Barry Sonnenfeld is a puzzling director — so smart, so worldly, so plugged into the community of hipsters (he got his start as a cinematographer for Joel and Ethan Coen), and so square. For some reason, he loves putting his subjects dead center in the frame — doorknob-dead. A setting that cries out for bustle and throwaway gags gets served up on a slab. The only casual thing is his handling of the violence — darts in peoples’ brains — which is more graphic than it needs to be and doesn’t gibe with the jokey tone. Bystanders are just fodder.
The script was enough of a mess to stop the shooting for high-priced rewrites, but you know what they say about washing garbage. Better lines would have helped Smith, who delivers rat-a-tat arias of desperation and long, ironic monologues to onlookers who’ve seen too much and whose memories he’s about to zap — by my (imprecise) count, one out of ten jokes gets a solid laugh. Clement has a roaring entrance in the wittily storyboarded prison-break overture, spitting his invectives through his Jagger lips and a mouthful of giant, rotted incisors; and he’s funny when he goes back to the late sixties and meets his younger, biker self and all they can do is bellow at each other. But he’s stuck spewing the same second-rate comebacks (“Agree to disagree,” “Don’t call me ‘the Animal’”), and he grows tiresome. At least Hader’s Warhol — surrounded by Factory creatures far stranger than the sundry aliens — has nice moments, and Stuhlbarg’s Griffin is an original. Instead of going for a manic, Robin Williams–like spritz, Griffin relays visions of possible timelines (each branching into entirely different futures) with a kind of beatific resignation, having long abandoned the idea of holding it all together.
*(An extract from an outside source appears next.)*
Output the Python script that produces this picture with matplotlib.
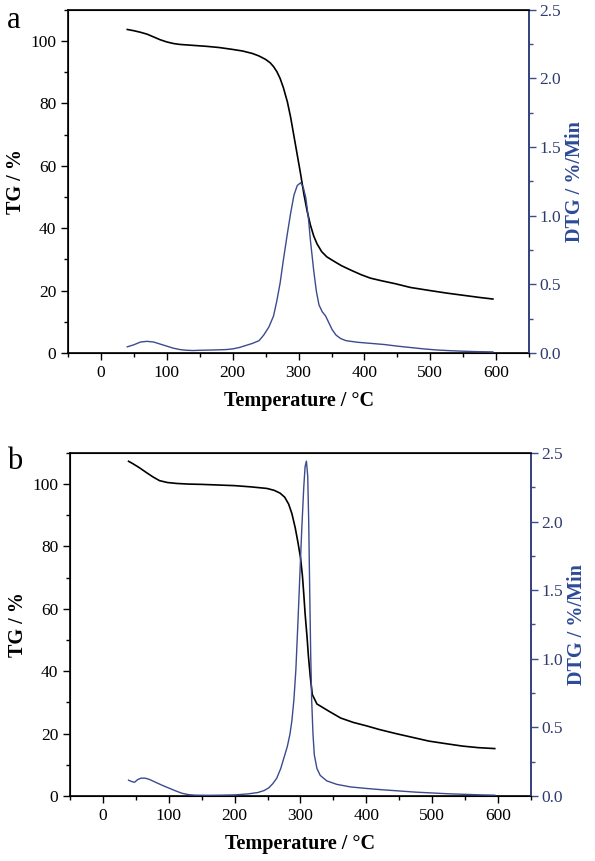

As usual in the Men in Black pictures, there are amusingly outlandish alien effects: the head that whines while being used as a bowling ball; the dart-spitting scorpionlike creature that inserts itself into Boris’s hand with puppyish affection. Bo Welch’s design of J and K’s headquarters continues to take your breath away, the sleek, white-on-white interiors looking as if they’ve been fashioned from some hard plastic substance unknown by the rest of Earth, beautifully setting off the agents’ skinny black suits and ties. You can imagine the sinking feeling of Sonnenfeld, Smith, and company, standing around those stunning sets and thinking, “Why is this script not working?” A better question would have been, “Where is the love?”